Portland Food Adventures says
Of course it’s related to your point above, but I hadn’t even seen Diner yet, since I canceled my Oregonian subscription months ago. Many have, according to circulation numbers, which is why the few readers who remain are getting served such apparent budget-saving schlock.
I haven’t agreed with Karen in the past on a number of fronts (and have discussed with her), but at least the section was worth reading.
There are other sources, including this site. Food Dude has provided an excellent mouth-watering source.. no need for The Oregonian (and what’s left of the food column can be accessed online. Sarasohn does decent reviews when he’s not covering politics)
Bruce says
For the first time, this year’s Diner was produced by the Oregonian’s Advertising Department, not by the News Department. That should explain why it’s so lousy.
JDG says
FD —
Having just had another excellent meal at Laurelhurst Market tonight, I urge you to do the following tomorrow: pay them a visit early, order the Tombo Tuna Crudo and the House-made Mozzarella — I think it will be $15 for these two starters — and tell me that these dishes are not on par with some of the best places in town.
Food Dude says
I tried to go there a few nights ago when Ned Ludd was closed, but couldn’t talk any of my group into it.

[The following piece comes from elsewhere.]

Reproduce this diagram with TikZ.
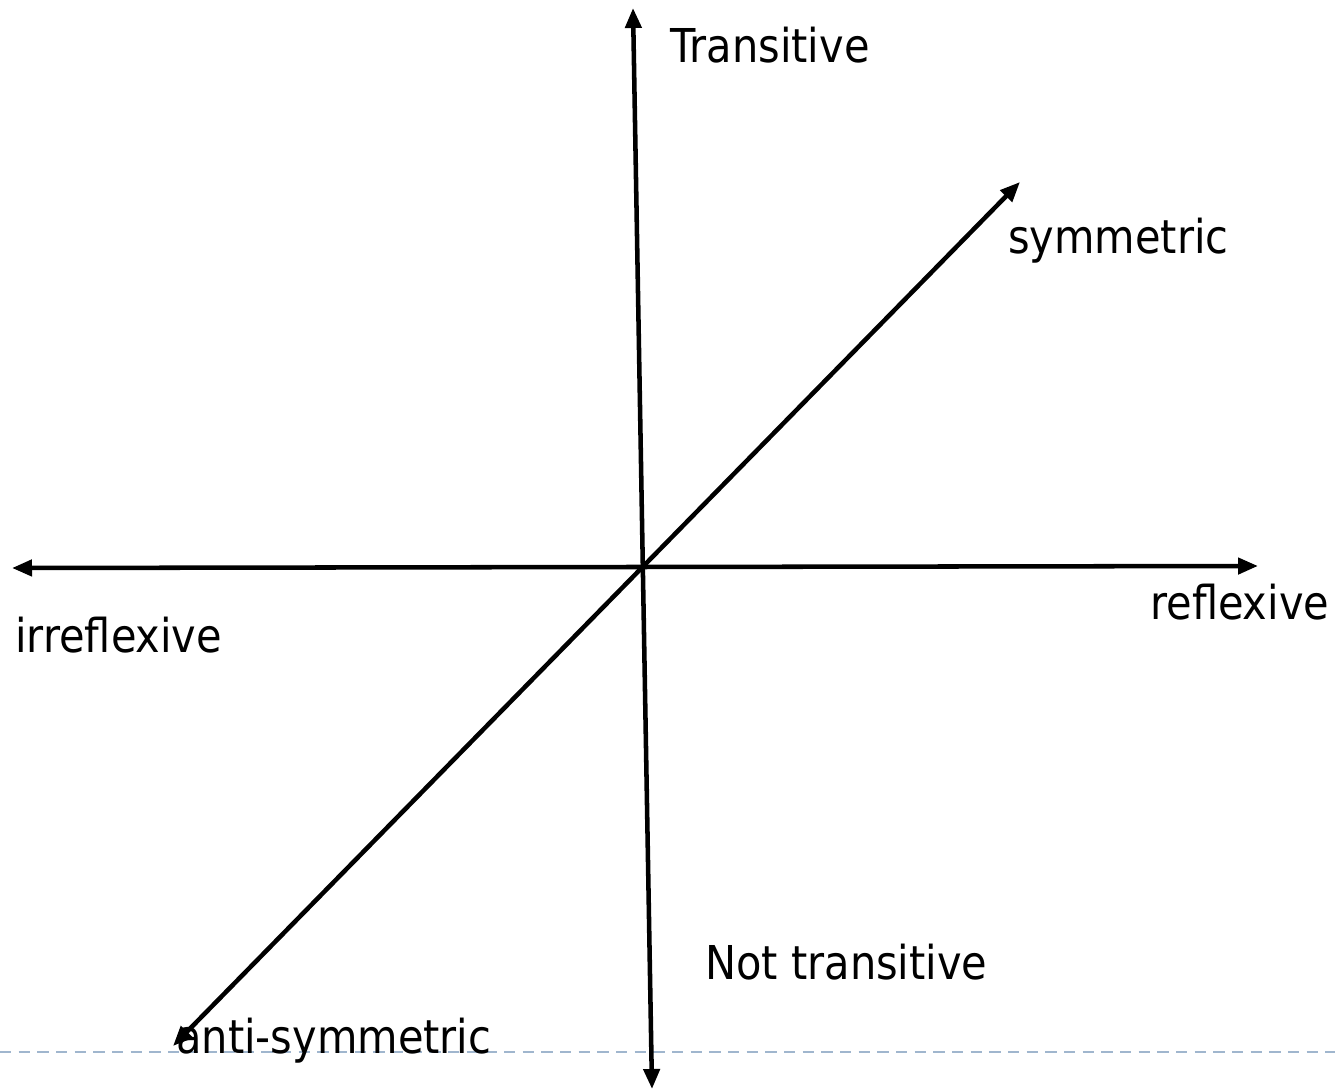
\documentclass[tikz,border=0pt]{standalone}
\usepackage{fontspec}
\setmainfont{DejaVu Sans}[FakeStretch=0.89]
\usetikzlibrary{arrows.meta}
\begin{document}
\begin{tikzpicture}[x=0.75pt,y=-0.75pt,
  axis/.style={line width=3.4pt,{Triangle[length=15pt,width=12pt]}-{Triangle[length=15pt,width=12pt]}},
  lbl/.style={anchor=base west,inner sep=0pt,font=\fontsize{35pt}{40pt}\selectfont},
  guide/.style={draw={rgb,255:red,160;green,182;blue,206},line width=2pt,dash pattern=on 8.5pt off 5.5pt}]
\useasboundingbox (0,0) rectangle (1335,1091);
% dashed guide line
\coordinate (gL) at (0,1052);
\coordinate (gR) at (1335,1052);
\draw[guide] (gL) -- (gR);
% axes ends
\coordinate (vT) at (633,8);
\coordinate (vB) at (652,1089);
\coordinate (hL) at (12,568);
\coordinate (hR) at (1258,566);
\coordinate (dL) at (173,1046);
\coordinate (dR) at (1020,182);
\draw[axis] (vB) -- (vT);
\draw[axis] (hL) -- (hR);
\draw[axis] (dL) -- (dR);
% labels
\node[lbl] (trans) at (670,63) {Transitive};
\node[lbl] (sym) at (1008,254) {symmetric};
\node[lbl] (irr) at (15,652) {irreflexive};
\node[lbl] (refl) at (1150,619) {reflexive};
\node[lbl] (ntrans) at (705,979) {Not transitive};
\node[lbl] (asym) at (176,1053) {anti-symmetric};
\end{tikzpicture}
\end{document}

Maybe I’ll wander in myself some night.
I thought LM was all about the meat? Even the O steers people away from the fish
polloelastico says
Had the tombo tuna crudo with ice lettuce that JDG mentioned last night as well. Excellent. Beef tartare was good. Bavette with romesco and arugula was perfectly med rare. Skirt steak with grilled scallions and cherry tomatoes was fantastic.